Let $P_k(x)=\frac {(x-a)^k}{k!},\forall a\in\mathbb{R}$ and $k$ from $0$ to $n$. Find coordinates of an arbitrary polynom $Q\in \mathbb{R}_{\leq n}[X].$
$P_k(x)$ form the basis $B=\{1,x-a,\frac 1{2!}(x-a)^2\,...,\frac {(x-a)^n}{n!}\}$.

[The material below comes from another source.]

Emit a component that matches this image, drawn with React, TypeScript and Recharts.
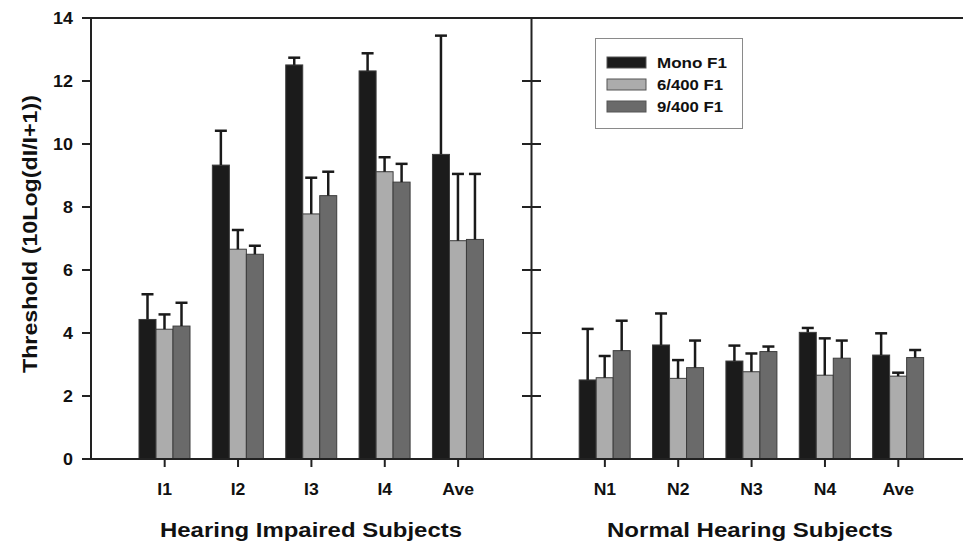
import React from 'react'
import {
  BarChart, Bar, XAxis, YAxis, Legend, ReferenceLine, ReferenceDot,
} from 'recharts'

const FONT = 'Arial, "Liberation Sans", Helvetica, sans-serif'
const AXIS = '#222'

// categories (gap = empty slot where the panel divider sits)
const categories = ['I1', 'I2', 'I3', 'I4', 'IAve', 'gap', 'N1', 'N2', 'N3', 'N4', 'NAve']
const tickLabels: Record<string, string> = {
  I1: 'I1', I2: 'I2', I3: 'I3', I4: 'I4', IAve: 'Ave',
  N1: 'N1', N2: 'N2', N3: 'N3', N4: 'N4', NAve: 'Ave', gap: '',
}
const seriesNames = ['Mono F1', '6/400 F1', '9/400 F1']

const monoF1 =    [4.43, 9.33, 12.51, 12.32, 9.67, null, 2.51, 3.62, 3.11, 4.02, 3.30]
const monoF1Err = [0.80, 1.09, 0.23,  0.56,  3.77, null, 1.62, 1.00, 0.49, 0.14, 0.69]
const f6 =        [4.12, 6.66, 7.78,  9.12,  6.93, null, 2.58, 2.56, 2.77, 2.66, 2.63]
const f6Err =     [0.47, 0.61, 1.15,  0.46,  2.12, null, 0.69, 0.58, 0.58, 1.17, 0.11]
const f9 =        [4.22, 6.50, 8.36,  8.79,  6.97, null, 3.44, 2.90, 3.41, 3.20, 3.22]
const f9Err =     [0.74, 0.27, 0.76,  0.58,  2.08, null, 0.95, 0.86, 0.16, 0.56, 0.24]

const yTicks = [0, 2, 4, 6, 8, 10, 12, 14]
const dividerTicks = [2, 4, 6, 8, 10, 12]

const data = categories.map((cat, i) => ({
  cat,
  mono: monoF1[i], monoErr: monoF1Err[i],
  f6: f6[i], f6Err: f6Err[i],
  f9: f9[i], f9Err: f9Err[i],
}))

const COLORS = { mono: '#1b1b1b', f6: '#acacac', f9: '#6a6a6a' }

// bar + upward-only error bar, scaled from the bar's own geometry
const barShape = (key: string, errKey: string) => (props: any) => {
  const { x, y, width, height, fill, payload } = props
  const v = payload?.[key]
  if (v == null || !height) return <g />
  const e = payload[errKey] ?? 0
  const top = y - (e * height) / v
  const cx = x + width / 2
  return (
    <g>
      <rect x={x} y={y} width={width} height={height} fill={fill} stroke="#3c3c3c" strokeWidth={1} />
      <line x1={cx} x2={cx} y1={y} y2={top} stroke="#1a1a1a" strokeWidth={2.5} />
      <line x1={cx - 6} x2={cx + 6} y1={top} y2={top} stroke="#1a1a1a" strokeWidth={2.5} />
    </g>
  )
}

const XTick = ({ x, y, payload }: any) => {
  if (payload.value === 'gap') return <g />
  return (
    <g>
      <line x1={x} x2={x} y1={y} y2={y + 8} stroke={AXIS} strokeWidth={2} />
      <text
        transform={`translate(${x},${y + 36}) scale(1.1,1)`}
        textAnchor="middle" fontSize={16} fontWeight="bold" fill="#111" fontFamily={FONT}
      >
        {tickLabels[payload.value]}
      </text>
    </g>
  )
}

const YTick = ({ x, y, payload }: any) => (
  <text
    transform={`translate(${x},${y}) scale(1.12,1)`}
    dy="0.355em" textAnchor="end" fontSize={16} fontWeight="bold" fill="#111" fontFamily={FONT}
  >
    {payload.value}
  </text>
)

const LegendBox = ({ payload }: any) => {
  const items = [...(payload || [])].sort(
    (a: any, b: any) => seriesNames.indexOf(a.value) - seriesNames.indexOf(b.value),
  )
  return (
    <svg width={149} height={92} style={{ display: 'block' }}>
      <rect x={0.5} y={0.5} width={147} height={90} fill="#fff" stroke="#8a8a8a" strokeWidth={1} />
      {items.map((p: any, i: number) => (
        <g key={p.value}>
          <rect x={12} y={19 + i * 22} width={39} height={11} fill={p.color} stroke="#555" strokeWidth={1} />
          <text
            x={62} y={30 + i * 22} fontSize={14} fontWeight="bold" fill="#111" fontFamily={FONT}
            textLength={i === 0 ? 70 : 66} lengthAdjust="spacingAndGlyphs"
          >
            {p.value}
          </text>
        </g>
      ))}
    </svg>
  )
}

export default function App() {
  return (
    <div style={{ position: 'absolute', left: 0, top: 0, width: 963, height: 542, background: '#fff' }}>
      <BarChart
        width={963}
        height={542}
        data={data}
        margin={{ top: 18, right: 0, bottom: 0, left: 0 }}
        barGap={0}
        barSize={17}
      >
        <XAxis
          dataKey="cat"
          height={83}
          interval={0}
          padding={{ left: 37, right: 28 }}
          tickLine={false}
          tickSize={0}
          tickMargin={0}
          tick={<XTick />}
          axisLine={{ stroke: AXIS, strokeWidth: 2 }}
        />
        <YAxis
          width={91}
          domain={[0, 14]}
          ticks={yTicks}
          interval={0}
          tickSize={9}
          tickMargin={9}
          tick={<YTick />}
          tickLine={{ stroke: AXIS, strokeWidth: 2 }}
          axisLine={{ stroke: AXIS, strokeWidth: 2 }}
        />
        <ReferenceLine y={14} stroke={AXIS} strokeWidth={2} />
        <ReferenceLine x="gap" stroke={AXIS} strokeWidth={2} />
        {dividerTicks.map(t => (
          <ReferenceDot
            key={t}
            x="gap"
            y={t}
            shape={(p: any) => (
              <line x1={p.cx - 9.5} x2={p.cx + 9.5} y1={p.cy} y2={p.cy} stroke={AXIS} strokeWidth={2} />
            )}
          />
        ))}
        <Legend
          layout="vertical"
          align="center"
          verticalAlign="middle"
          itemSorter={null as any}
          wrapperStyle={{ position: 'absolute', left: 595, top: 38, width: 149, height: 92 }}
          content={<LegendBox />}
        />
        <Bar dataKey="mono" name="Mono F1" fill={COLORS.mono} isAnimationActive={false} shape={barShape('mono', 'monoErr')} />
        <Bar dataKey="f6" name="6/400 F1" fill={COLORS.f6} isAnimationActive={false} shape={barShape('f6', 'f6Err')} />
        <Bar dataKey="f9" name="9/400 F1" fill={COLORS.f9} isAnimationActive={false} shape={barShape('f9', 'f9Err')} />
      </BarChart>
      <svg
        width={963}
        height={542}
        style={{ position: 'absolute', left: 0, top: 0, pointerEvents: 'none' }}
        fontFamily={FONT}
        fontWeight="bold"
        fill="#111"
      >
        <text
          x={37} y={234} transform="rotate(-90, 37, 234)" textAnchor="middle" fontSize={20}
          textLength={278} lengthAdjust="spacingAndGlyphs"
        >
          Threshold (10Log(dI/I+1))
        </text>
        <text x={311} y={537} textAnchor="middle" fontSize={21} textLength={302} lengthAdjust="spacingAndGlyphs">
          Hearing Impaired Subjects
        </text>
        <text x={750} y={537} textAnchor="middle" fontSize={21} textLength={286} lengthAdjust="spacingAndGlyphs">
          Normal Hearing Subjects
        </text>
      </svg>
    </div>
  )
}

Let $Q(x) = a_0+a_1x+a_2x^2+...+a_nx^n.$
so then $Q(x)=\lambda_1\times1+\lambda_2\times(x-a)+...+\lambda_n\times\frac{(x-a)^n}{n!}\implies a_0+a_1x+a_2x^2+...+a_nx^n = \lambda_1\times1+\lambda_2\times(x-a)+...+\lambda_n\times\frac{(x-a)^n}{n!}.$
so we have
$$\lambda_1=a_0$$
$$\lambda_2=a1$$
$$...$$
$$\lambda_n=n!\times a_n$$
and $\lambda_1,....,\lambda_n$ are the coordinates of $Q$ with respect to $B$, have I done something wrong? something doesn't look right for me.
UPDATE: that's for $a=0$.
so I calculated using $Q((x-a)+a)$ and found out that:
$$\lambda_0=\sum_{k=1}^n a_k\times a^k$$
$$\lambda_1=\sum_{k=1}^n C_k^1\times a_k \times a^{k-1}$$
$$...$$
$$\lambda_n=\sum_{k=1}^n a_k.$$
is that correct?
From the equality$$\lambda_0+\lambda_1(x-a)+\lambda_2\frac{(x-a)^2}{2!}+\cdots+\lambda_n\frac{(x-a)^n}{n!}=a_0+a_1x+a_2x^2+\cdots+a_nx^n,$$you can deduce that $\lambda_0=a_0$, $\lambda_1=a_1$ and so on if $a=0$. In the general case, write\begin{align}Q(x)&=Q\bigl((x-a)+a\bigr)\\&=a_0+a_1\bigl((x-a)+a\bigr)+a_2\bigl((x-a)+a\bigr)^2+\cdots+a_n\bigl((x-a)+a\bigr)^n,\end{align}and expand each binomial $\bigl((x-a)+a\bigr)^k$ in order to get the $\lambda_k$'s.